Prokuratura będzie dziś wnioskować o areszt dla wszystkich pięciu mężczyzn podejrzanych o kradzież historycznego napisu z nad bramy obozu w Oświęcimiu. Potwierdzono informacje TVN24, że głównym zleceniodawcą kradzieży był obywatel jednego z europejskich krajów. Śledczy wskazują także na zaniedbania w ochronie muzeum. - Mężczyźni bez kłopotu dostali się na jego teren - mówił szef prokuratura okręgowej w Krakowie Artur Wrona. W tej sprawie toczyć się będzie osobne postępowanie.
TVN24 jako pierwsze poinformowało, że trop prowadzi do Szwecji. Prokurator "nie potwierdził i nie zaprzeczył tej informacji". - Mamy dane, które wskazują na zleceniodawcę. Materia sprawy jest na tyle delikatna, a etap śledztwa wczesny, że nie chcemy jeszcze przesądzać, zwłaszcza, że chodzi o obywatela innego państwa - poinformował Artur Wrona szef prokuratury okręgowej w Krakowie.
Jak donosi radio RMF FM już wiosną organizator kradzieży, prowadził pierwsze przygotowania.

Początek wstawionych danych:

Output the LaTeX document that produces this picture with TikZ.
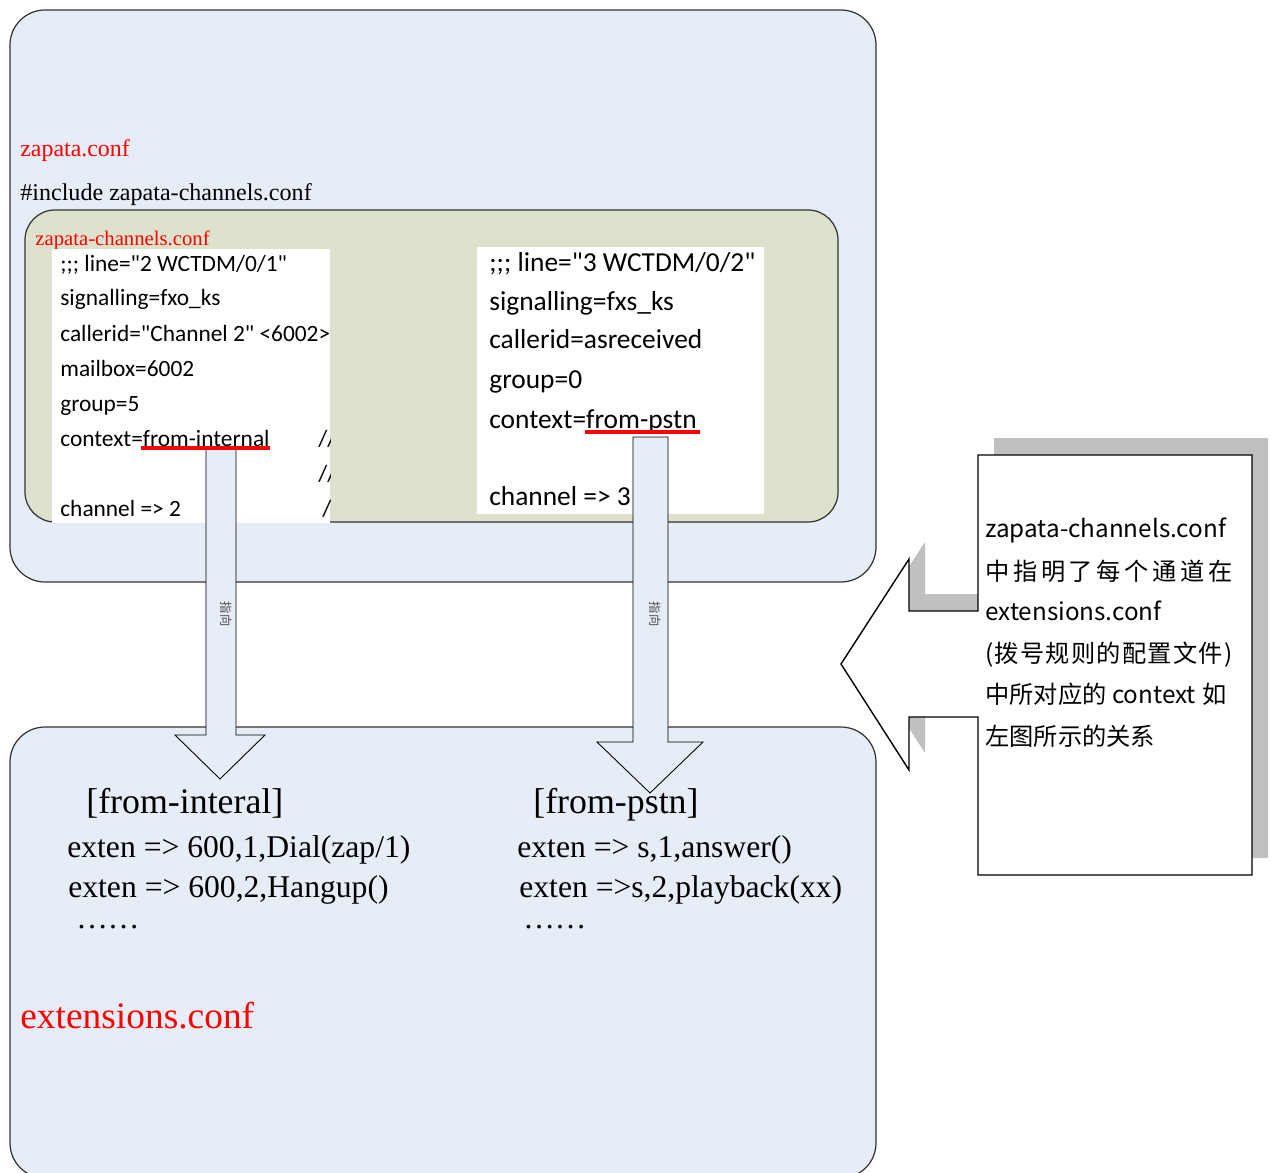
\documentclass[tikz,border=0pt]{standalone}
\usepackage{fontspec}
\setmainfont{Liberation Serif}
\newfontfamily\codefont{Carlito}[Ligatures=TeXOff]
\newfontfamily\cjk{Noto Sans CJK SC}[Ligatures=TeXOff]
\definecolor{boxblue}{RGB}{230,237,247}
\definecolor{boxgreen}{RGB}{221,226,204}
\definecolor{shadowgray}{RGB}{192,192,192}
\tikzset{
  conf/.style={draw=black!80,line width=0.7pt,rounded corners=0.7cm},
  txt/.style={anchor=base west,inner sep=0pt},
  lineL/.style={txt,font=\codefont\fontsize{13.3}{16}\selectfont},
  lineR/.style={txt,font=\codefont\fontsize{15.6}{18}\selectfont},
  exten/.style={txt,font=\fontsize{18}{21}\selectfont},
  sect/.style={txt,font=\fontsize{20.4}{24}\selectfont},
  note/.style={txt,font=\cjk\fontsize{13.8}{16}\selectfont},
  blockarrow/.style={draw=black,fill=boxblue,line width=0.5pt},
  pointer/.style={rotate=-90,inner sep=0pt,text=black!70,font=\cjk\fontsize{7}{8}\selectfont},
  redline/.style={draw=red,line width=1.8pt}
}

\begin{document}
\begin{tikzpicture}[x=0.02cm,y=-0.02cm]
  \useasboundingbox (0,0) rectangle (1276,1173);

  % zapata.conf
  \draw[conf,fill=boxblue] (10,10) rectangle (876,582);
  \node[txt,text=red,font=\fontsize{13.6}{16}\selectfont] (zapata) at (20,156) {zapata.conf};
  \node[txt,font=\fontsize{13.7}{16}\selectfont] (include) at (20,200) {\#include zapata-channels.conf};

  % zapata-channels.conf
  \draw[conf,fill=boxgreen,rounded corners=0.6cm] (25,210) rectangle (838,522);
  \node[txt,text=red,font=\fontsize{11.8}{14}\selectfont] (chanfile) at (35,245) {zapata-channels.conf};
  \fill[white] (52,249) rectangle (330,523);
  \fill[white] (477,247) rectangle (764,514);

  \begin{scope}
    \clip (52,249) rectangle (330,523);
    \node[lineL] (lineA) at (60,271) {;;; line="2 WCTDM/0/1"};
    \node[lineL] (sigA) at (60,305) {signalling=fxo\_ks};
    \node[lineL] (cidA) at (60,341) {callerid="Channel 2" <6002>};
    \node[lineL] (mboxA) at (60,376) {mailbox=6002};
    \node[lineL] (grpA) at (60,411) {group=5};
    \node[lineL] (ctxA) at (60,446) {context=from-internal};
    \node[lineL] (chA) at (60,516) {channel => 2};
    \node[lineL] (cmA) at (318,446) {//};
    \node[lineL] (cmB) at (318,481) {//};
    \node[lineL] (cmC) at (322,516) {/};
  \end{scope}

  \node[lineR] (lineB) at (489,271) {;;; line="3 WCTDM/0/2"};
  \node[lineR] (sigB) at (489,310) {signalling=fxs\_ks};
  \node[lineR] (cidB) at (489,348) {callerid=asreceived};
  \node[lineR] (grpB) at (489,388) {group=0};
  \node[lineR] (ctxB) at (489,428) {context=from-pstn};
  \node[lineR] (chB) at (489,505) {channel => 3};

  % extensions.conf
  \draw[conf,fill=boxblue] (10,727) rectangle (876,1178);

  % block arrows
  \draw[blockarrow] (206,448) -- (236,448) -- (236,735) -- (265,735)
    -- (220,779) -- (175,735) -- (206,735) -- cycle;
  \draw[blockarrow] (633,437) -- (668,437) -- (668,742) -- (703,742)
    -- (650,793) -- (597,742) -- (633,742) -- cycle;
  \node[pointer] (ptA) at (226,614) {指向};
  \node[pointer] (ptB) at (655,614) {指向};

  \draw[redline] (141,448) -- (270,448);
  \draw[redline] (585,432) -- (700,432);

  \node[sect] (fromint) at (86,813) {[from-interal]};
  \node[exten] (extA) at (67,857) {exten => 600,1,Dial(zap/1)};
  \node[exten] (extB) at (68,897) {exten => 600,2,Hangup()};
  \node[exten] (dotsA) at (76,928) {……};
  \node[sect] (frompstn) at (533,813) {[from-pstn]};
  \node[exten] (extC) at (517,857) {exten => s,1,answer()};
  \node[exten] (extD) at (519,897) {exten =>s,2,playback(xx)};
  \node[exten] (dotsB) at (523,928) {……};
  \node[txt,text=red,font=\fontsize{21.3}{25}\selectfont] (extfile) at (20,1028) {extensions.conf};

  % callout
  \fill[shadowgray,shift={(16,-17)}] (978,455) -- (1252,455) -- (1252,875) -- (978,875)
    -- (978,717) -- (909,717) -- (909,770) -- (841,664) -- (909,559)
    -- (909,611) -- (978,611) -- cycle;
  \draw[fill=white,line width=0.8pt] (978,455) -- (1252,455) -- (1252,875) -- (978,875)
    -- (978,717) -- (909,717) -- (909,770) -- (841,664) -- (909,559)
    -- (909,611) -- (978,611) -- cycle;
  \node[note] (noteA) at (985,537) {zapata-channels.conf};
  \node[note] (noteB) at (985,580) {\makebox[4.94cm][l]{中\hfill 指\hfill 明\hfill 了\hfill 每\hfill 个\hfill 通\hfill 道\hfill 在}};
  \node[note] (noteC) at (985,620) {extensions.conf};
  \node[note] (noteD) at (985,662) {\makebox[4.94cm][l]{(\hfill 拨\hfill 号\hfill 规\hfill 则\hfill 的\hfill 配\hfill 置\hfill 文\hfill 件\hfill )}};
  \node[note] (noteE) at (985,703) {中所对应的 context\hspace{0.02cm} 如};
  \node[note] (noteF) at (985,745) {左图所示的关系};
\end{tikzpicture}
\end{document}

Według radia, śledczy zabezpieczyli telefony zatrzymanych osób, sprawdzili bilingi i w ten sposób udało się ustalić numer telefonu osoby, mieszkającej na terenie Szwecji. Wiadomo, że jest to mężczyzna. To z nim polski zleceniodawca akcji kontaktował się wielokrotnie - zarówno przed, jak i po kradzieży, donosi RMF FM.
We wtorek przeprowadzono eksperyment procesowy, mający potwierdzić zeznania złożone przez podejrzanych. - To pozwoliło nam uzyskać dużo materiału dowodowego, który potwierdza zeznania podejrzanych - dodał Wrona. Te materiały dają prokuraturze podstawy do wystąpienia do sądu o trzymiesięczny areszt dla wszystkich podejrzanych. - Takie wnioski są opracowywane i jeszcze we wtorek zostaną złożone - potwierdził Wrona.
Wczesnym wieczorem nadeszła wiadomość, że sąd wnioski o areszt ma rozpatrzeć jeszcze we wtorek. Podejrzani mają zostać doprowadzeni przed oblicze sądu.
Ochrona zawiodła
Prokuratura zamierza wyłączyć do oddzielnego postępowania wątek niedopełnienia obowiązków przez dyrekcję muzeum. - Nie podejrzewamy nikogo o współudział w kradzieży, ale naszym zdaniem doszło do rażących uchybień - dodał Wrona.
Śledczy podkreślają, że obóz był nienależycie chroniony. - Nie ulega wątpliwości, że osoby dostały się na teren obozu bez żadnego problemu. To nie było tak jak do tej pory sądziliśmy, że przeprowadzono szczegółowe rozeznanie miejsca zdarzenia. Po przybyciu na miejsce przestępstwa, sprawcy byli tam pierwszy raz nie licząc wycieczek szkolnych, w których uczestniczyli wiele lat wcześniej - podkreślił Wrona.
Nikt z ochrony obiektu nie zauważył, że osoby przemieszały się wokół obozu sprawdzając jego zabezpieczenie. Sprawcy nie niepokojeni weszli na teren muzeum. Nie mieli nawet drabiny, by odkręcić napis wdrapali się po siatce ogrodzenia. Gdy okazało się, że nie mają potrzebnych narzędzi… wycofali się do sklepu, gdzie uzupełnili „arsenał”. Ponownie wrócili na teren obozu i dokończyli kradzież. - Świadczy to o tym, że ochrona pracowała nienależycie - powtórzył Wrona.
Zagraniczny odbiorca
Pięć osób zatrzymanych to nie wszystkie osoby, które były zaangażowane w kradzież. Według prokuratury, główny zleceniodawca to osoba nie będąca Polakiem, zamieszkująca w jednym z europejskich krajów. Kto bezpośrednio dokonał kradzieży i kto zlecił ją na terenie Polski prokuratura, już ustaliła. Teraz śledczy starają się dotrzeć do faktycznego zleceniodawcy przestępstwa. Będzie to wymagało pomocy prawnej jednego z państw europejskich.
Prokuratura przedstawiła tez schemat działania grupy. Zleceniodawca na terenie Polski miał kontakt z tylko jednym z bezpośrednich sprawców wykonujących kradzież już na terenie Oświęcimia. Ta osoba z kolei „zatrudniła” trzech dobrze sobie znanych "podwykonawców".
Polski "mózg operacji" miał z kolei kontakt z zagranicznym „pracodawcą”. Choć tego prokurator nie dodał, ze schematu wynika że i on mógł tylko działać na rzecz docelowego odbiorcy.